Fyodor Dostoevsky, The Brothers Karamazov
I consider that a man’s brain originally is like a little empty attic, and you have to stock it with such furniture as you choose. A fool takes in all the lumber of every sort that he comes across, so that the knowledge which might be useful to him gets crowded out, or at best is jumbled up with a lot of other things so that he has a difficulty in laying his hands upon it. Now the skillful workman is very careful indeed as to what he takes into his brain-attic. He will have nothing but the tools which may help him in doing his work, but of these he has a large assortment, and all in the most perfect order. It is a mistake to think that that little room has elastic walls and can distend to any extent. Depend upon it there comes a time when for every addition of knowledge you forget something that you knew before. It is of the highest importance, therefore, not to have useless facts elbowing out the useful ones.
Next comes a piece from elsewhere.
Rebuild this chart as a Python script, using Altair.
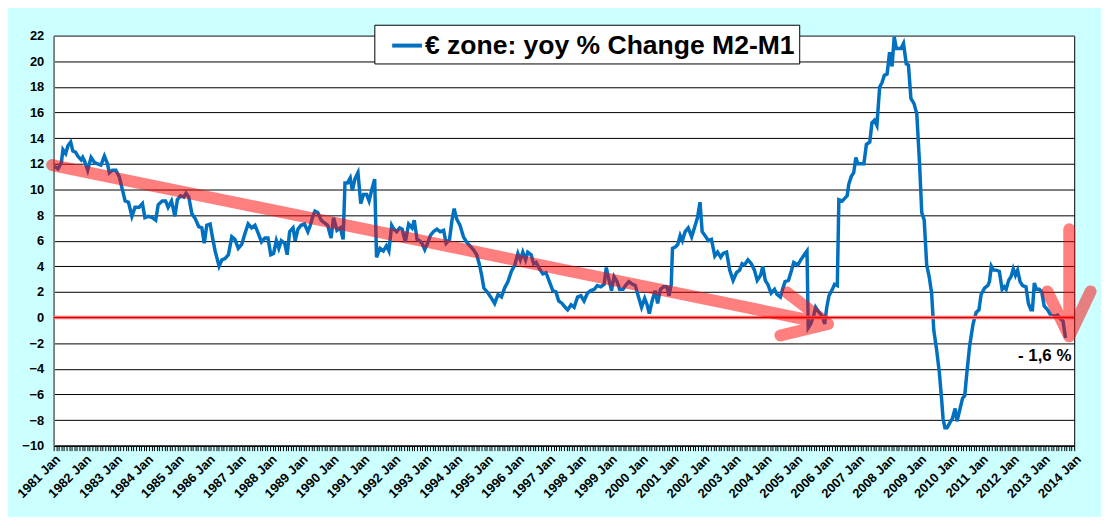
import altair as alt
import pandas as pd

# ---- data (decimal year, % yoy change M2-M1) ----
year_frac = [
    1981.03, 1981.14, 1981.25, 1981.30, 1981.39, 1981.46, 1981.55, 1981.62, 1981.71, 1981.78, 1981.89, 1981.94,
    1982.00, 1982.10, 1982.21, 1982.32, 1982.42, 1982.53, 1982.64, 1982.74, 1982.80, 1982.90,
    1983.01, 1983.12, 1983.23, 1983.31, 1983.42, 1983.53, 1983.63, 1983.76, 1983.87, 1983.95,
    1984.06, 1984.19, 1984.30, 1984.38, 1984.51, 1984.62, 1984.70, 1984.81, 1984.92,
    1985.00, 1985.10, 1985.21, 1985.28, 1985.37, 1985.47, 1985.58, 1985.69, 1985.79, 1985.87, 1985.95,
    1986.06, 1986.14, 1986.22, 1986.35, 1986.44, 1986.54, 1986.65, 1986.76, 1986.86, 1986.97,
    1987.08, 1987.19, 1987.29, 1987.40, 1987.51, 1987.61, 1987.72, 1987.83, 1987.93,
    1988.02, 1988.11, 1988.20, 1988.28, 1988.36, 1988.47, 1988.55, 1988.63, 1988.74, 1988.81, 1988.90,
    1989.00, 1989.11, 1989.22, 1989.30, 1989.38, 1989.45, 1989.54, 1989.65, 1989.75, 1989.86, 1989.97,
    1990.05, 1990.16, 1990.27, 1990.36, 1990.42, 1990.50, 1990.59, 1990.66, 1990.74, 1990.84, 1990.93,
    1991.02, 1991.12, 1991.20, 1991.30, 1991.38, 1991.44, 1991.55, 1991.66, 1991.76, 1991.84, 1991.93,
    1992.00, 1992.09, 1992.19, 1992.27, 1992.37, 1992.48, 1992.59, 1992.66, 1992.75, 1992.83, 1992.91,
    1993.00, 1993.09, 1993.18, 1993.28, 1993.39, 1993.50, 1993.61, 1993.69, 1993.80, 1993.88, 1993.95,
    1994.03, 1994.14, 1994.25, 1994.35, 1994.46, 1994.57, 1994.68, 1994.76, 1994.84, 1994.91,
    1995.05, 1995.16, 1995.26, 1995.37, 1995.48, 1995.58, 1995.69, 1995.80, 1995.91,
    1996.01, 1996.09, 1996.17, 1996.26, 1996.33, 1996.44, 1996.52, 1996.60, 1996.71, 1996.82, 1996.92,
    1997.03, 1997.14, 1997.24, 1997.33, 1997.44, 1997.54, 1997.62, 1997.73, 1997.83, 1997.94,
    1998.05, 1998.15, 1998.26, 1998.37, 1998.48, 1998.58, 1998.69, 1998.80, 1998.87, 1998.96,
    1999.04, 1999.12, 1999.22, 1999.30, 1999.41, 1999.49, 1999.60, 1999.71, 1999.81, 1999.90,
    2000.01, 2000.11, 2000.19, 2000.26, 2000.35, 2000.45, 2000.53, 2000.62, 2000.72, 2000.83, 2000.90, 2000.97,
    2001.01, 2001.10, 2001.18, 2001.26, 2001.33, 2001.42, 2001.52, 2001.63, 2001.72, 2001.82, 2001.90, 2001.97,
    2002.06, 2002.17, 2002.27, 2002.38, 2002.47, 2002.57, 2002.65, 2002.76, 2002.86, 2002.97,
    2003.08, 2003.18, 2003.26, 2003.34, 2003.45, 2003.56, 2003.66, 2003.75, 2003.86, 2003.93,
    2004.01, 2004.09, 2004.20, 2004.31, 2004.39, 2004.50, 2004.57, 2004.65, 2004.76, 2004.86, 2004.93,
    2005.06, 2005.16, 2005.27, 2005.36, 2005.40, 2005.48, 2005.57, 2005.64, 2005.75, 2005.86, 2005.93,
    2006.00, 2006.07, 2006.18, 2006.25, 2006.34, 2006.39, 2006.50, 2006.58, 2006.66, 2006.71, 2006.79, 2006.87, 2006.94,
    2007.00, 2007.09, 2007.20, 2007.28, 2007.39, 2007.46, 2007.54, 2007.62, 2007.71, 2007.78, 2007.86, 2007.95,
    2008.03, 2008.11, 2008.18, 2008.25, 2008.33, 2008.40, 2008.48, 2008.57, 2008.64, 2008.72, 2008.82, 2008.91,
    2009.00, 2009.07, 2009.15, 2009.23, 2009.31, 2009.39, 2009.46, 2009.55, 2009.64, 2009.71, 2009.76, 2009.82, 2009.89, 2009.98,
    2010.06, 2010.15, 2010.21, 2010.30, 2010.39, 2010.46, 2010.53, 2010.62, 2010.73, 2010.83, 2010.92, 2010.99,
    2011.10, 2011.21, 2011.26, 2011.32, 2011.39, 2011.48, 2011.58, 2011.67, 2011.74, 2011.80, 2011.88, 2011.96,
    2012.03, 2012.10, 2012.17, 2012.25, 2012.33, 2012.44, 2012.52, 2012.60, 2012.65, 2012.71, 2012.78, 2012.87, 2012.95,
    2013.03, 2013.14, 2013.24, 2013.35, 2013.46, 2013.56, 2013.64, 2013.72,
]
m2_m1_yoy = [
    11.8, 11.6, 12.1, 13.1, 12.8, 13.4, 13.7, 13.0, 12.9, 12.6, 12.3, 12.5,
    12.2, 11.5, 12.5, 12.1, 12.0, 11.9, 12.6, 12.0, 11.3, 11.5,
    11.5, 11.0, 9.9, 9.1, 9.0, 7.9, 8.6, 8.6, 8.9, 7.8,
    7.9, 7.8, 7.6, 8.8, 9.1, 9.1, 8.6, 9.1, 7.9,
    9.2, 9.5, 9.4, 9.7, 9.4, 8.1, 7.7, 7.1, 7.0, 5.8, 7.2,
    7.3, 6.2, 5.2, 4.0, 4.5, 4.6, 4.9, 6.3, 6.1, 5.4,
    5.7, 6.6, 7.3, 7.0, 7.2, 6.6, 5.9, 6.2, 6.2,
    4.9, 5.0, 6.0, 5.4, 6.0, 5.8, 4.9, 6.7, 7.0, 6.0, 6.9,
    7.2, 7.3, 6.7, 7.2, 7.9, 8.3, 8.2, 7.6, 7.4, 7.2, 6.2,
    7.8, 6.8, 7.0, 6.1, 10.5, 10.5, 10.9, 9.9, 10.8, 11.3, 8.9,
    9.6, 9.6, 9.1, 10.1, 10.8, 4.7, 5.4, 5.2, 5.6, 5.2, 7.2,
    6.9, 6.7, 7.0, 6.9, 5.9, 7.3, 7.0, 7.6, 6.1, 6.0, 5.8,
    5.3, 5.8, 6.4, 6.7, 6.9, 6.7, 6.8, 5.8, 6.1, 7.6, 8.5,
    7.7, 7.2, 6.3, 5.9, 5.6, 5.3, 4.9, 4.2, 3.3, 2.3,
    1.9, 1.5, 1.1, 1.8, 1.6, 2.3, 2.8, 3.6, 4.1,
    5.0, 4.5, 5.1, 4.5, 5.1, 4.9, 4.2, 4.3, 3.8, 3.4, 3.5,
    2.8, 2.1, 2.0, 1.3, 1.1, 0.8, 0.6, 1.0, 0.8, 1.6,
    1.7, 1.3, 1.9, 2.1, 2.2, 2.5, 2.4, 2.6, 3.9, 2.9,
    2.1, 3.2, 2.8, 2.2, 2.2, 2.5, 2.8, 2.6, 2.5, 1.7,
    0.8, 1.5, 1.0, 0.3, 1.3, 2.1, 1.1, 2.2, 2.4, 2.4, 1.7, 2.6,
    5.4, 5.5, 5.7, 6.4, 6.0, 6.7, 7.0, 6.3, 7.0, 7.8, 9.0, 6.7,
    6.4, 6.0, 6.1, 4.8, 5.1, 4.7, 5.0, 5.1, 3.7, 2.9,
    3.5, 3.7, 4.2, 4.1, 4.5, 4.2, 3.7, 2.9, 3.3, 4.0,
    2.9, 2.6, 1.9, 2.2, 1.8, 1.6, 2.2, 2.8, 2.9, 3.7, 4.3,
    4.1, 4.5, 4.9, 5.2, -0.8, -0.5, 0.1, 0.8, 0.4, 0.1, -0.5,
    0.8, 1.7, 2.2, 2.6, 2.5, 9.2, 9.1, 9.3, 9.5, 10.4, 11.0, 11.3, 12.5,
    12.0, 12.0, 12.0, 13.5, 13.7, 15.2, 15.4, 15.0, 18.0, 18.3, 18.9, 19.0,
    20.7, 19.6, 21.9, 21.0, 21.0, 21.0, 21.4, 19.8, 19.7, 17.1, 16.7, 15.9,
    12.0, 8.2, 7.6, 4.1, 3.2, 1.9, -1.0, -2.5, -4.3, -6.3, -7.9, -8.6, -8.6, -8.2,
    -7.9, -7.1, -8.1, -7.2, -6.3, -6.1, -4.3, -2.2, -0.5, 0.4, 0.6, 1.8,
    2.3, 2.5, 2.8, 4.0, 3.7, 3.7, 3.6, 2.2, 2.4, 2.2, 2.9, 3.2,
    3.8, 3.3, 3.7, 2.8, 2.5, 2.4, 1.1, 0.6, 0.6, 2.7, 2.2, 2.2, 2.0,
    0.9, 0.6, 0.2, 0.1, 0.2, -0.1, -0.3, -1.6,
]
series_name = "€ zone: yoy % Change M2-M1"

# ---- hand-drawn red arrows of the original (path order within each arrow) ----
arrow_id = [1, 1, 1, 1, 1, 2, 2, 2, 2, 2]
arrow_step = [0, 1, 2, 3, 4, 0, 1, 2, 3, 4]
arrow_t = [1980.95, 2006.04, 2004.71, 2006.04, 2004.50, 2013.84, 2013.84, 2013.13, 2013.84, 2014.53]
arrow_v = [11.9, -0.51, 1.96, -0.51, -1.40, 6.9, -1.47, 2.04, -1.47, 2.04]

# ---- annotation ----
note_t = [2013.91]
note_v = [-3.4]
note_text = ["- 1,6 %"]

zero_level = [0]

x_ticks = [1981 + k / 12 for k in range(397)]   # one tick per month
y_ticks = list(range(-10, 23, 2))

FONT = "Liberation Sans"

df = pd.DataFrame({"t": year_frac, "v": m2_m1_yoy, "series": series_name})
arrows = pd.DataFrame({"id": arrow_id, "step": arrow_step, "t": arrow_t, "v": arrow_v})
notes = pd.DataFrame({"t": note_t, "v": note_v, "label": note_text})
zero = pd.DataFrame({"v": zero_level})

xs = alt.Scale(domain=[1981, 2014], nice=False, zero=False)
ys = alt.Scale(domain=[-10, 22], nice=False, zero=False)

x_axis = alt.Axis(
    values=x_ticks, tickCount=len(x_ticks), grid=False, tickSize=5, tickColor="black", tickWidth=1,
    domainColor="black", domainWidth=1,
    labelExpr="abs(datum.value - round(datum.value)) < 0.001 ? round(datum.value) + ' Jan' : ''",
    labelAngle=-45, labelAlign="right", labelBaseline="top", labelPadding=2,
    labelFont=FONT, labelFontSize=13, labelFontWeight="bold", labelColor="black",
    labelOverlap=False, labelFlush=False, labelBound=False, title=None,
)
y_axis = alt.Axis(
    values=y_ticks, tickCount=len(y_ticks), grid=True,
    gridColor={"condition": {"test": "datum.value === 22", "value": "#808080"}, "value": "#000000"},
    gridWidth=1, ticks=False, domainColor="#808080", domainWidth=1.5,
    labelPadding=10, labelFont=FONT, labelFontSize=13, labelFontWeight="bold",
    labelColor="black", labelOverlap=False, labelFlush=False, title=None,
)

line = alt.Chart(df).mark_line(strokeWidth=3.5, clip=False).encode(
    x=alt.X("t:Q", scale=xs, axis=x_axis),
    y=alt.Y("v:Q", scale=ys, axis=y_axis),
    color=alt.Color(
        "series:N",
        scale=alt.Scale(range=["#0070c0"]),
        legend=alt.Legend(
            title=None, orient="none", legendX=323, legendY=-11,
            fillColor="white", strokeColor="black", padding=4,
            symbolType="stroke", symbolSize=900, symbolStrokeWidth=4, symbolOffset=12,
            labelFont=FONT, labelFontSize=26.7, labelFontWeight="bold", labelColor="black",
            labelOffset=1, labelLimit=800,
            labelExpr="datum.label + '\u00a0\u00a0'",
        ),
    ),
)

zero_pink = alt.Chart(zero).mark_rule(color="#ff7070", strokeWidth=3.5).encode(y=alt.Y("v:Q", scale=ys))
zero_red = alt.Chart(zero).mark_rule(color="#d00000", strokeWidth=1).encode(y=alt.Y("v:Q", scale=ys))

arrow_marks = alt.Chart(arrows).mark_line(
    color="#ff0000", opacity=0.5, strokeWidth=12, strokeCap="round", strokeJoin="round", clip=False
).encode(
    x=alt.X("t:Q", scale=xs),
    y=alt.Y("v:Q", scale=ys),
    detail="id:N",
    order="step:Q",
)

note = alt.Chart(notes).mark_text(
    align="right", baseline="alphabetic", font=FONT, fontSize=17, fontWeight="bold", color="black"
).encode(x=alt.X("t:Q", scale=xs), y=alt.Y("v:Q", scale=ys), text="label:N")

chart = alt.layer(line, zero_pink, zero_red, arrow_marks, note).properties(
    width=1028, height=413,
    autosize=alt.AutoSizeParams(type="none"),
    padding={"left": 46, "top": 26, "right": 27, "bottom": 70},
).configure(background="#ccffff").configure_view(stroke="black", strokeWidth=1, fill="white")

chart.save("out.html", embed_options={"renderer": "svg", "actions": False})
It is a capital mistake to theorize before you have all the evidence. It biases the judgment.
Sherlock Holmes, by Arthur Conan Doyle in A Study in Scarlet
There is no doubt that being human is incredibly difficult and cannot be mastered in one lifetime.
Dead men don’t find things out.
No bird soars too high if he soars with his own wings.
The fox condemns the trap, not himself.
What is now proved was once only imagined.
Everything possible to be believed is an image of truth.
Expect poison from the standing water.
You never know what is enough unless you know what is more than enough.
To create a little flower is the labor of ages.
If the doors of perception were cleansed everything would appear to man as it is, infinite.
William Blake, The Marriage of Heaven and Hell
We must not expect to find reason anywhere in Nature, but only the evidence of will!
Pliny the Elder, Natural History
What’s wisdom but knowing what is right, and what is the right thing to do?
Iain M. Banks, Use of Weapons
A life is not such a tremendous time to learn to express your ideas.
Henry Adams
Self knowledge, however, cannot itself redeem.